MAN DOWN

The plight of American soldiers suffering from PTSD as they return from combat in the Middle East is a serious issue, one that frankly deserves more sensitive treatment than that afforded it by writer Adam Simon and director Dito Montiel in “Man Down.” Attempting to be both a truthful psychological study and a tense family-oriented thriller, it succeeds as neither.

The film does demonstrate, however, that despite his string of off-screen problems, Shia LaBeouf remains an actor of commitment and depth. He plays Gabe Drummer, a family man with loving wife Natalie (Kate Mara) and adorable son Johnny (Charlie Shotwell) who, along with Devin (Jai Courtnry), the pal who was virtually his adoptive brother, joins the Marines in the aftermath of 9/11. After typically grueling training under taskmaster Drill Sergeant Miller (Tory Kittles) at Camp Lejeune, the two are sent off to Afghanistan, though Devin is left behind at home for a time because of an injured arm. They wind up in a firefight against Taliban forces in a small town, an encounter that ends tragically and sends Gabe to a session with staff psychologist Peyton (Gary Oldman), who encourages him to come to terms with what happened.

Gabe’s return home is portrayed in an unsettling light. America has become a dystopian place of bombed-out buildings and empty streets. Accompanied by Devin, he searches desperately for his son, and after an encounter with a mumbling derelict (Clifton Collins, Jr.), discovers that the boy is being held captive in what is apparently some sort of juvenile prison facility. He thereupon undertakes an assault on the place to free him.

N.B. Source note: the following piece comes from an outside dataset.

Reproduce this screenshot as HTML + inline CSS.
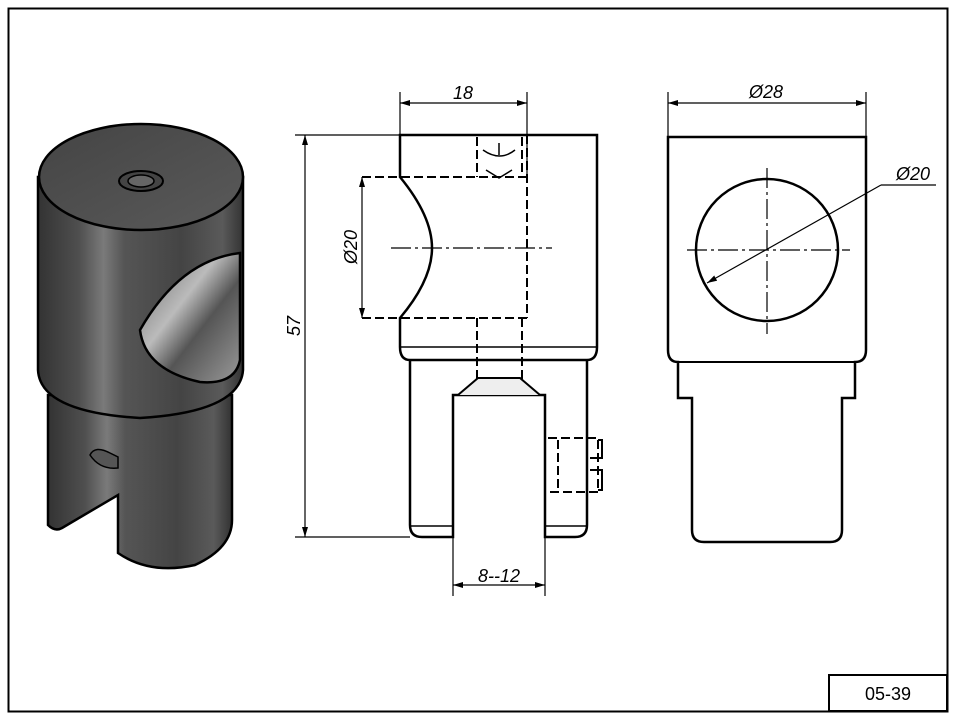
<!DOCTYPE html>
<html><head><meta charset="utf-8"><style>
html,body{margin:0;padding:0;background:#fff;}
svg{display:block;}
text{font-family:"Liberation Sans",sans-serif;font-style:italic;fill:#000;}
</style></head><body>
<svg width="957" height="720" viewBox="0 0 957 720" xmlns="http://www.w3.org/2000/svg">
<defs>
<marker id="ar" viewBox="0 0 10 6" refX="10" refY="3" markerWidth="10" markerHeight="6" orient="auto-start-reverse" markerUnits="userSpaceOnUse"><path d="M0,0 L10,3 L0,6 z" fill="#000"/></marker>
<linearGradient id="cyl" x1="0" x2="1" y1="0" y2="0">
<stop offset="0" stop-color="#333"/><stop offset="0.2" stop-color="#4f4f4f"/><stop offset="0.32" stop-color="#7a7a7a"/><stop offset="0.42" stop-color="#555"/><stop offset="0.7" stop-color="#444"/><stop offset="0.9" stop-color="#5a5a5a"/><stop offset="1" stop-color="#333"/>
</linearGradient>
<linearGradient id="top" x1="0" x2="1" y1="0" y2="1"><stop offset="0" stop-color="#444"/><stop offset="1" stop-color="#5a5a5a"/></linearGradient>
<linearGradient id="hole" x1="0" x2="1" y1="0" y2="1"><stop offset="0" stop-color="#666"/><stop offset="0.4" stop-color="#bbb"/><stop offset="0.6" stop-color="#555"/><stop offset="1" stop-color="#999"/></linearGradient>
</defs>
<rect x="0" y="0" width="957" height="720" fill="#fff"/>
<rect x="8.5" y="8.5" width="939" height="703" fill="none" stroke="#000" stroke-width="2"/>
<rect x="829" y="675" width="118" height="36" fill="#fff" stroke="#000" stroke-width="2"/>
<text x="888" y="700" font-size="18" text-anchor="middle" style="font-style:normal">05-39</text>

<!-- 3D view -->
<g stroke="#000" stroke-width="2.5">
<path d="M48,395 L48,525 Q55,532 62,528 L118,495 L118,553 Q150,575 195,565 Q232,548 232,520 L232,395 Z" fill="url(#cyl)"/>
<path d="M38,177 L38,370 Q40,412 140,418 Q240,412 243,370 L243,177 Z" fill="url(#cyl)"/>
<ellipse cx="141" cy="177" rx="102" ry="53" fill="url(#top)"/>
<ellipse cx="141" cy="181" rx="22" ry="10" fill="#444" stroke-width="2"/>
<ellipse cx="141" cy="181" rx="13" ry="6" fill="#666" stroke-width="1.5"/>
<path d="M240,253 Q180,260 140,330 Q145,370 200,382 Q235,385 240,360 Z" fill="url(#hole)"/>
<path d="M90,455 Q95,445 110,453 L118,457 L118,468 Q100,470 90,455 Z" fill="#555" stroke-width="1.5"/>
</g>

<!-- middle view -->
<g fill="none" stroke="#000">
<path d="M400,135 L597,135 L597,347 Q597,360 587,360 L410,360 Q400,360 400,347 L400,318 Q432,280 432,248 Q432,216 400,177 Z" stroke-width="2.5"/>
<line x1="400" y1="347" x2="597" y2="347" stroke-width="1.5"/>
<path d="M410,360 L410,525 Q410,537 422,537 L453,537 L453,395 L545,395 L545,537 L575,537 Q587,537 587,525 L587,360" stroke-width="2.5"/>
<line x1="410" y1="526" x2="453" y2="526" stroke-width="1.5"/>
<line x1="545" y1="526" x2="587" y2="526" stroke-width="1.5"/>
<g stroke-dasharray="9,4" stroke-width="2">
<line x1="362" y1="177" x2="527" y2="177"/>
<line x1="362" y1="318" x2="527" y2="318"/>
<line x1="527" y1="135" x2="527" y2="318"/>
<path d="M477,137 L477,177 M522,137 L522,177 M477,318 L477,382 M522,318 L522,382"/>
<path d="M548,438 L598,438 L598,492 L548,492 M558,440 L558,490"/>
</g>
<path d="M458,395 L478,378 L520,378 L540,395" stroke-width="2" fill="#eee"/>
<path d="M483,150 Q500,162 515,150 M499,143 L499,155 M486,170 L499,178 L512,170" stroke-width="1.5"/>
<path d="M598,440 L602,440 L602,458 L590,458 M590,470 L602,470 L602,490 L598,490" stroke-width="2"/>
<path d="M391,248 L552,248" stroke-dasharray="20,4,3,4" stroke-width="1.2"/>
<g stroke-width="1.2">
<line x1="400" y1="92" x2="400" y2="135"/><line x1="527" y1="92" x2="527" y2="177"/>
<line x1="400" y1="103" x2="527" y2="103" marker-start="url(#ar)" marker-end="url(#ar)"/>
<line x1="295" y1="135" x2="400" y2="135"/><line x1="295" y1="537" x2="410" y2="537"/>
<line x1="305" y1="135" x2="305" y2="537" marker-start="url(#ar)" marker-end="url(#ar)"/>
<line x1="362" y1="177" x2="362" y2="318" marker-start="url(#ar)" marker-end="url(#ar)"/>
<line x1="453" y1="537" x2="453" y2="596"/><line x1="545" y1="537" x2="545" y2="596"/>
<line x1="453" y1="585" x2="545" y2="585" marker-start="url(#ar)" marker-end="url(#ar)"/>
</g>
</g>
<text x="463" y="99" font-size="18" text-anchor="middle">18</text>
<text x="499" y="582" font-size="18" text-anchor="middle">8--12</text>
<text transform="translate(300,326) rotate(-90)" font-size="18" text-anchor="middle">57</text>
<text transform="translate(357,247) rotate(-90)" font-size="18" text-anchor="middle">Ø20</text>

<!-- right view -->
<g fill="none" stroke="#000">
<path d="M668,137 L866,137 L866,350 Q866,362 855,362 L855,398 L842,398 L842,530 Q842,542 830,542 L704,542 Q692,542 692,530 L692,398 L678,398 L678,362 Q668,362 668,350 Z" stroke-width="2.5"/>
<line x1="678" y1="362" x2="855" y2="362" stroke-width="2"/>
<circle cx="767" cy="250" r="71" stroke-width="2.5"/>
<path d="M687,250 L850,250 M767,168 L767,334" stroke-dasharray="20,4,3,4" stroke-width="1.2"/>
<g stroke-width="1.2">
<line x1="668" y1="92" x2="668" y2="137"/><line x1="866" y1="92" x2="866" y2="137"/>
<line x1="668" y1="103" x2="866" y2="103" marker-start="url(#ar)" marker-end="url(#ar)"/>
<line x1="707" y1="283" x2="881" y2="185" marker-start="url(#ar)"/>
<line x1="881" y1="185" x2="936" y2="185"/>
</g>
</g>
<text x="766" y="98" font-size="18" text-anchor="middle">Ø28</text>
<text x="913" y="180" font-size="18" text-anchor="middle">Ø20</text>
</svg>
</body></html>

The approach that Simon and Montiel, along with cinematographer Shelly Johnson and editors Jake Pushinsky and Mark Yoshikawa, bring to this story is one that can be described, in a phrase used by Gabe in one of his talks with his son, as “artsy-fartsy.” The various plot strands—the initial family scenes, the basic training episodes, the battlefield sequences, the therapy session, and the apocalyptic search-and-rescue operation back home—are chopped up into little bits and then shuffled together, until at the end a bit of soap opera clutter is added to the mix and an abrupt twist is introduced to snap the end-of-civilization mood back into something approaching realism.

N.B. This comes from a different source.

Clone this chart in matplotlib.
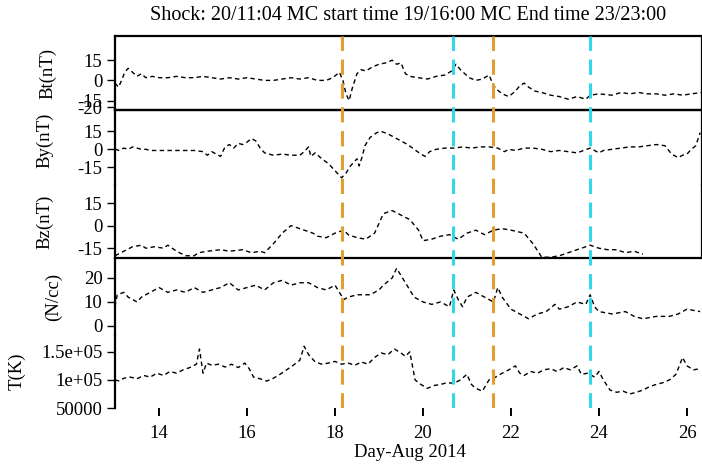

All of which raises a number of troubling issues. Presumably one purpose at work here is to criticize American policy for failing to provide necessary psychological help to soldiers returning from combat suffering from trauma—after all, a single hour of therapy with Oldman’s counselor is all that we’re told Gabe receives. (A series of caption cards at the close certainly indicates that’s a major concern of the picture.) But what the picture winds up suggesting about the state of many veterans is unsettling, if not somewhat insulting. Secondly, to put it mildly, the film relies to an incredible extent on child endangerment for dramatic effect. Poor little Johnny suffers a virtual orgy of pain and tears before it’s over. That’s an easy device to elicit a visceral emotional reaction from viewers, but a rather meretricious one.

Through it all, however, LaBeouf demonstrates an intensity that’s quite remarkable, giving the often pulpy material far more than it merits. He may be a troubled young man, but he’s grown into an impressive screen presence, leaving behind his juvenile roles while retaining a bit of boyish vulnerability even as his face grows more weathered. The rest of the cast, on the other hand, seem simply to go through the motions without adding much texture or nuance to their roles. The film’s physical production is okay, especially given what appears to be quite a limited budget, but the boot camp and Afghan battle sequences lack scope, though the latter do mange to generate a genuine sense of the horror of close combat that was lacking, for example, in Ang Lee’s recent film, “Billy Lynn’s Long Halftime Walk.”

While there are elements of “Man Down” that sporadically impress, however, overall its mixture of pretentiousness and cheap melodrama, delivered in Johnson’s grimly desaturated widescreen images, proves both tedious and unconvincing. It ends up doing a disservice to the very issues it wants to address.